La santé en librairie
Retour sur Canguilhem
L’HISTOIRE de la médecine donne sans cesse à penser, puisque le médecin utilise – à son esprit défendant, serions-nous tentés de dire – la notion de santé donc de norme. Le XVIIIe siècle avait tenté, avec l’essor de la statistique et les travaux de Quetelet, de réduire la norme à la fréquence statistique (au point qu’un disciple de Quetelet œuvrant dans une gare internationale avait tenté de déterminer l’« urine européenne moyenne »).
Par la suite, Claude Bernard, après ses « Leçons sur le diabète », faisait évanouir quelque peu le problème en affirmant l’homogénéité et la continuité du normal et du pathologique : ce dernier n’étant qu’un excès ou une insuffisance (hyper ou hypo) par rapport à une horizontale, il n’y aurait donc entre la santé et la maladie qu’une différence de degré, non de nature.
Normatif.
C’est d’abord à cette conception que s’oppose Georges Canguilhem dans sa thèse « le Normal et le Pathologique » (Puf, 1975). Il rappelle que le dernier de ces deux termes signifie souffrance et impuissance, sentiment de vie contrariée. C’est à la vie qu’il faut s’intéresser, dit Canguilhem, pour distinguer ces deux termes. En effet, le vivant n’est pas indifférent à ce qui l’exalte ou l’amoindrit, il favorise certaines normes et se maintient en s’individualisant. « La vie, dit-il, n’est pas seulement soumission au milieu mais institution de son milieu propre », elle est « polarité et par là-même position inconsciente de valeur . »
Il en résulte plusieurs conséquences importantes. L’individu n’est jamais normal, il est normatif, c’est-à-dire qu’il institue ses propres normes, celles qui favorisent son harmonie avec le monde. De fait, une norme n’existe pas, surtout si on la garde dans le champ de la statistique : le yogi qui peut retenir très longtemps sa respiration, l’athlète qui bat un record de saut en hauteur ne sont pas « anormaux », ils créent, instituent une nouvelle norme.
Il s’ensuit qu’être malade, c’est voir ses possibilités restreintes dans un cas précis : telle bonne d’enfant forcée de suivre ses patrons dans un pays andin découvre à cette occasion son insuffisante respiratoire.
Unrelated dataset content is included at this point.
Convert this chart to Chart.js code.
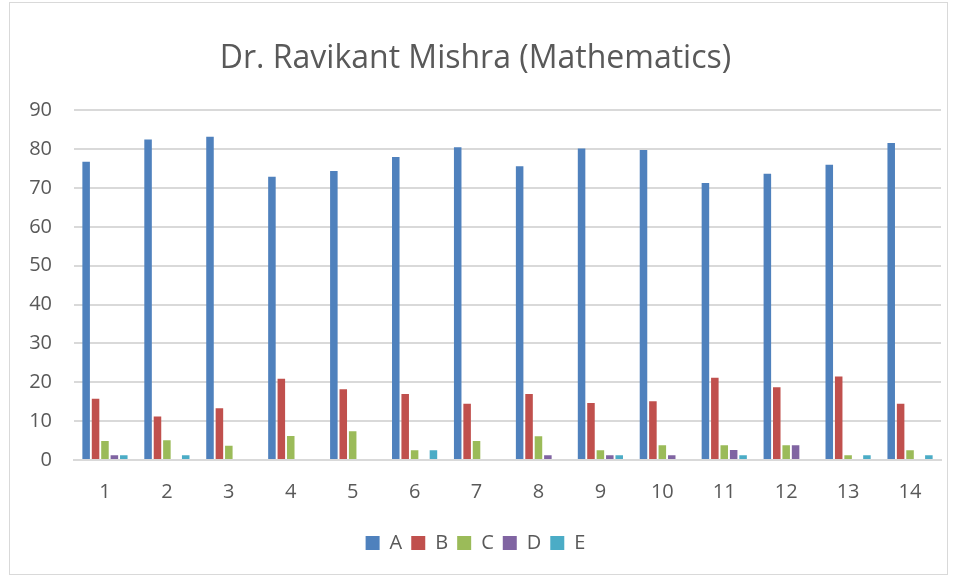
<!DOCTYPE html>
<html>
<head>
<meta charset="utf-8">
<script src="https://cdn.jsdelivr.net/npm/chart.js@4/dist/chart.umd.min.js"></script>
<style>
  html, body { margin: 0; padding: 0; background: #fff; }
  #wrap { position: relative; width: 957px; height: 576px; }
</style>
</head>
<body>
<div id="wrap"><canvas id="chart" width="957" height="576"></canvas></div>
<script>
let categories = ['1', '2', '3', '4', '5', '6', '7', '8', '9', '10', '11', '12', '13', '14']
let seriesA = [76.8, 82.5, 83.2, 72.9, 74.4, 78.0, 80.5, 75.6, 80.2, 79.8, 71.3, 73.7, 76.0, 81.6]
let seriesB = [15.8, 11.2, 13.3, 20.9, 18.2, 17.0, 14.5, 17.0, 14.7, 15.1, 21.2, 18.7, 21.5, 14.5]
let seriesC = [4.9, 5.1, 3.7, 6.2, 7.4, 2.5, 4.9, 6.1, 2.5, 3.8, 3.8, 3.8, 1.2, 2.5]
let seriesD = [1.2, 0, 0, 0, 0, 0, 0, 1.2, 1.2, 1.2, 2.6, 3.8, 0, 0]
let seriesE = [1.2, 1.2, 0, 0, 0, 2.5, 0, 0, 1.2, 0, 1.2, 0, 1.2, 1.2]
let seriesNames = ['A', 'B', 'C', 'D', 'E']
let yTicks = [0, 10, 20, 30, 40, 50, 60, 70, 80, 90]

let Colors = ['#4f81bd', '#c0504d', '#9bbb59', '#8064a2', '#4bacc6']
let textColor = '#595959'
let fontFamily = '"Open Sans", "Liberation Sans", sans-serif'

// light frame around the whole chart, like the spreadsheet export
let frame = {
  id: 'frame',
  beforeDraw (chart) {
    let ctx = chart.ctx
    ctx.save()
    ctx.fillStyle = '#fff'
    ctx.fillRect(0, 0, chart.width, chart.height)
    ctx.strokeStyle = '#d9d9d9'
    ctx.lineWidth = 1
    ctx.strokeRect(9.5, 2.5, chart.width - 19, chart.height - 4)
    ctx.restore()
  }
}

let all = [seriesA, seriesB, seriesC, seriesD, seriesE]

new Chart(document.getElementById('chart'), {
  type: 'bar',
  data: {
    labels: categories,
    datasets: all.map((values, i) => {
      return {
        label: seriesNames[i],
        data: values.map(v => v === 0 ? null : v),
        backgroundColor: Colors[i],
        borderWidth: 0,
        barPercentage: 0.8,
        categoryPercentage: 0.76
      }
    })
  },
  options: {
    responsive: false,
    animation: false,
    devicePixelRatio: 1,
    layout: {
      padding: { left: 10, right: 16, top: 0, bottom: 13 }
    },
    plugins: {
      title: {
        display: true,
        text: 'Dr. Ravikant Mishra (Mathematics)',
        color: textColor,
        font: { family: fontFamily, size: 32, weight: 'normal' },
        padding: { top: 40, bottom: 32 }
      },
      legend: {
        position: 'bottom',
        labels: {
          color: textColor,
          font: { family: fontFamily, size: 20 },
          boxWidth: 14,
          boxHeight: 14,
          padding: 9
        }
      },
      tooltip: { enabled: false }
    },
    scales: {
      x: {
        grid: { display: false, drawTicks: false },
        border: { color: '#d9d9d9', width: 2 },
        ticks: {
          color: textColor,
          font: { family: fontFamily, size: 20 },
          padding: 20
        }
      },
      y: {
        min: 0,
        max: 90,
        afterBuildTicks (scale) {
          scale.ticks = yTicks.map(v => ({ value: v }))
        },
        afterFit (scale) {
          scale.width = 64
        },
        grid: { color: '#d9d9d9', lineWidth: 2, drawTicks: false },
        border: { display: false },
        ticks: {
          color: textColor,
          font: { family: fontFamily, size: 20 },
          padding: 22
        }
      }
    }
  },
  plugins: [frame]
})
</script>
</body>
</html>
Il s’ensuit également que des pathologies répertoriées par la médecine (une petite tumeur ou une forme modérée de cirrhose du foie) relèvent plus pour Canguilhem de la physiologie, puisqu’il n’y a pas « vie empêchée », ou, pour verser dans le philosophique, souffrance existentielle.
Peut-on en rester à cette vision qui implique un total relativisme peu compatible avec l’objectivisme d’une classification médicale, se demande Élodie Giroux. Les développements de la génétique, de la bactériologie ou de l’immunologie ne seraient-elles que des « sciences appliquées à l’art de la vie » ?
Idéologie.
Enfin, l’auteur pointe chez Canguilhem un implicite darwinisme, comme si la santé individuelle réalisait le plan d’un retour à des conditions d’équilibre (homéostasie) ou d’une meilleure adaptation de l’espèce en général. On est là passés dans le camp de l’idéologie au sens le plus péjoratif.
Réétudiant ces thèses à la lumière d’auteurs anglo-saxons, en particulier Christopher Boorse et Lennart Nordenfelt, l’auteur souligne l’utilité d’une distinction entre un pathologique « susceptible » de compromettre la santé, déficience, blessure, malformation (disease), et la réalité même, l’actualisation de la maladie elle-même (illness).
Voici donc des analyses passionnantes que, dans ces colonnes, on ne saurait trouver déplacées, tant elles concernent aussi bien le particulier des organes et des fonctions douloureux que la totalité de l’homme souffrant.
Élodie Giroux, « Après Canguilhem - définir la santé et la maladie », Puf/Philosophies, 148 p., 12 euros.